Fees may spur switching of funds But investors should study options first

July 05, 1992|By Glenn Burkins | Glenn Burkins,Knight-Ridder News Service

If you have money in a mutual fund, it's probably costing you more to invest these days. That's because mutual-fund fees have been inching up in recent years.

The higher fees have come despite the fact that mutual-fund sponsors are making more money than ever before, according to the July issue of Money magazine.

Last year, the average pretax profit margin for large, publicly-traded fund sponsors was a hefty 34 percent, the magazine reported. That compares with 13 percent for banks.

So why aren't the funds passing those profits to investors? In some cases, the answer may be greed.

But investors need not take it sitting down, experts say. If your fund is charging too much, you can always switch.

But first, you must understand what others are paying, on average, to invest in a given type of mutual fund.

To evaluate your fund, look at your fund's total annual expenses, not just management fees. Then compare your costs with the national averages listed below, as reported by Money.

* Equity funds, 0.93 percent.

* Taxable bond funds, 1.03 percent.

* Tax-exempt bonds, 0.69 percent.

* Money market funds, 0.60 percent.

Remember, some funds will charge more than the national averages, and others will charge less.

But be cautious about switching investments: If you sell shares from one fund and move to another, there may be tax consequences.

Also, if you are satisfied with the performance of your fund, don't worry about a small difference in fees.

Now that interest rates have fallen, many consumers are saving money by refinancing their old debts, such as home mortgages, credit cards and personal loans.

So why aren't folks rushing to refinance their auto loans?

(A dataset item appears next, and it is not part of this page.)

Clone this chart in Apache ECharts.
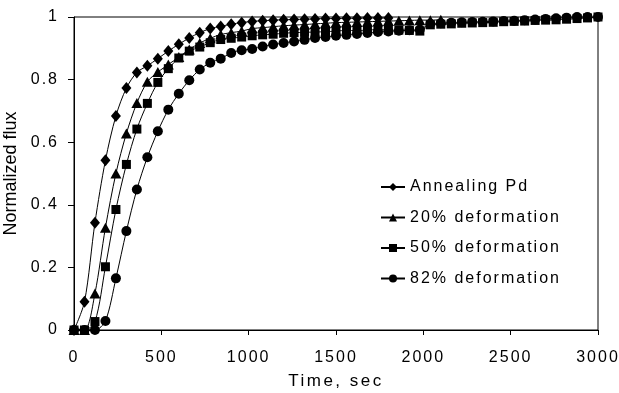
<!DOCTYPE html>
<html>
<head>
<meta charset="utf-8">
<title>Normalized flux vs time</title>
<script src="https://cdn.jsdelivr.net/npm/echarts@6/dist/echarts.min.js"></script>
<style>
  html, body { margin: 0; padding: 0; background: #fff; }
  #chart { width: 619px; height: 393px; }
</style>
</head>
<body>
<div id="chart"></div>
<script>
// Sampling times (s), one reading every 60 s
const timeSec = [
  0, 60, 120, 180, 240, 300, 360, 420, 480, 540,
  600, 660, 720, 780, 840, 900, 960, 1020, 1080, 1140,
  1200, 1260, 1320, 1380, 1440, 1500, 1560, 1620, 1680, 1740,
  1800, 1860, 1920, 1980, 2040, 2100, 2160, 2220, 2280, 2340,
  2400, 2460, 2520, 2580, 2640, 2700, 2760, 2820, 2880, 2940,
  3000
];

const seriesNames = ['Annealing Pd', '20% deformation', '50% deformation', '82% deformation'];

// Normalized permeation flux for each sample, starting at t = 0
const annealingPd = [
  0, 0.09, 0.343, 0.542, 0.684, 0.773, 0.823, 0.844, 0.867, 0.891,
  0.913, 0.933, 0.95, 0.963, 0.970, 0.977, 0.982, 0.986, 0.988, 0.990,
  0.991, 0.992, 0.993, 0.994, 0.995, 0.995, 0.996, 0.996, 0.997, 0.997,
  0.997
];
const deform20 = [
  0, 0, 0.117, 0.327, 0.5, 0.628, 0.725, 0.793, 0.824, 0.848,
  0.872, 0.896, 0.917, 0.932, 0.944, 0.95, 0.955, 0.963, 0.966, 0.969,
  0.972, 0.974, 0.976, 0.978, 0.98, 0.982, 0.983, 0.984, 0.985, 0.986,
  0.987, 0.988, 0.989, 0.99, 0.99, 0.991
];
const deform50 = [
  0, 0, 0.027, 0.202, 0.385, 0.529, 0.642, 0.724, 0.791, 0.835,
  0.869, 0.891, 0.904, 0.918, 0.928, 0.932, 0.936, 0.94, 0.943, 0.945,
  0.948, 0.95, 0.951, 0.952, 0.953, 0.955, 0.957, 0.957, 0.958, 0.96,
  0.958, 0.958, 0.957, 0.955, 0.975, 0.977, 0.978, 0.98, 0.981, 0.982,
  0.983, 0.985, 0.986, 0.987, 0.989, 0.99, 0.991, 0.993, 0.995, 0.997,
  1.0
];
const deform82 = [
  0, 0, 0, 0.029, 0.165, 0.316, 0.449, 0.552, 0.635, 0.704,
  0.755, 0.798, 0.832, 0.854, 0.867, 0.885, 0.894, 0.898, 0.906, 0.912,
  0.917, 0.922, 0.927, 0.933, 0.936, 0.94, 0.943, 0.946, 0.949, 0.952,
  0.954, 0.956, 0.958, 0.96, 0.978, 0.98, 0.982, 0.983, 0.984, 0.985,
  0.986, 0.987, 0.988, 0.99, 0.992, 0.994, 0.996, 0.998, 1.0, 1.0,
  1.0
];

const xTicks = { min: 0, max: 3000, step: 500 };
const yTicks = { min: 0, max: 1, step: 0.2 };

// Wide character tracking for the spaced labels (keyed by font pixel size)
const TRACKING = { 16: '2px', 17: '2.5px' };
['fillText', 'strokeText', 'measureText'].forEach(function (fn) {
  const orig = CanvasRenderingContext2D.prototype[fn];
  CanvasRenderingContext2D.prototype[fn] = function () {
    const m = /(\d+(?:\.\d+)?)px/.exec(this.font || '');
    const sp = m ? TRACKING[Math.round(+m[1])] : null;
    if ('letterSpacing' in this) this.letterSpacing = sp || '0px';
    return orig.apply(this, arguments);
  };
});

const FONT = '"Liberation Sans", Arial, sans-serif';

function pairs(values) {
  return values.map(function (v, i) { return [timeSec[i], v]; });
}

const markers = [
  { symbol: 'diamond', size: [10, 12] },
  { symbol: 'triangle', size: [11, 10] },
  { symbol: 'rect', size: [9, 9] },
  { symbol: 'circle', size: [10, 10] }
];
const allValues = [annealingPd, deform20, deform50, deform82];

const chart = echarts.init(document.getElementById('chart'), null, { renderer: 'canvas' });

chart.setOption({
  animation: false,
  backgroundColor: '#fff',
  grid: {
    left: 74, right: 21, top: 17, bottom: 63,
    outerBoundsMode: 'none',
    containLabel: false,
    show: true, borderColor: '#000', borderWidth: 1, backgroundColor: 'transparent'
  },
  legend: {
    orient: 'vertical',
    left: 375,
    top: 173,
    itemWidth: 24,
    itemHeight: 10,
    itemGap: 12.5,
    data: seriesNames,
    textStyle: { fontFamily: FONT, fontSize: 16, color: '#000' }
  },
  xAxis: {
    type: 'value',
    min: xTicks.min, max: xTicks.max, interval: xTicks.step,
    name: 'Time, sec',
    nameLocation: 'middle',
    nameGap: 39,
    nameTextStyle: { fontFamily: FONT, fontSize: 17, color: '#000' },
    axisLine: { lineStyle: { color: '#000', width: 1 } },
    axisTick: { show: true, inside: false, length: 5, lineStyle: { color: '#000' } },
    axisLabel: {
      fontFamily: FONT, fontSize: 16, color: '#000', margin: 19,
      formatter: function (v) { return String(v); }
    },
    splitLine: { show: false }
  },
  yAxis: {
    type: 'value',
    min: yTicks.min, max: yTicks.max, interval: yTicks.step,
    name: 'Normalized flux',
    nameLocation: 'middle',
    nameGap: 48,
    nameTextStyle: { fontFamily: FONT, fontSize: 18, color: '#000' },
    axisLine: { lineStyle: { color: '#000', width: 1 } },
    axisTick: { show: true, inside: false, length: 6, lineStyle: { color: '#000' } },
    axisLabel: {
      fontFamily: FONT, fontSize: 16, color: '#000', margin: 15,
      formatter: function (v) { return String(+v.toFixed(1)); }
    },
    splitLine: { show: false }
  },
  series: allValues.map(function (vals, k) {
    return {
      name: seriesNames[k],
      type: 'line',
      data: pairs(vals),
      symbol: markers[k].symbol,
      symbolSize: markers[k].size,
      showAllSymbol: true,
      smooth: 0.3,
      color: '#000',
      lineStyle: { color: '#000', width: 1 },
      itemStyle: { color: '#000' },
      emphasis: { disabled: true }
    };
  })
});
</script>
</body>
</html>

Because it probably wouldn't be worth a trip to the bank, said DTC Gary Klott, author of "The Complete Financial Guide to the 1990's."

For example: If a 48-month, $12,000 car loan taken out two years ago at 11.7 percent were refinanced today at 9.9 percent, the monthly payment would shrink by less than $6. And over the remaining 24 months of the loan, the savings would total only $144.

But that savings would be wiped out by loan-origination fees, which could run as high as $125.

Though smaller loans usually don't produce much savings, refinancing can make sense if you have a large debt on a late-model car, Klott said. It also may work if your existing loan carries an unusually high interest rate, or if you can find a bank or credit union with low application fees.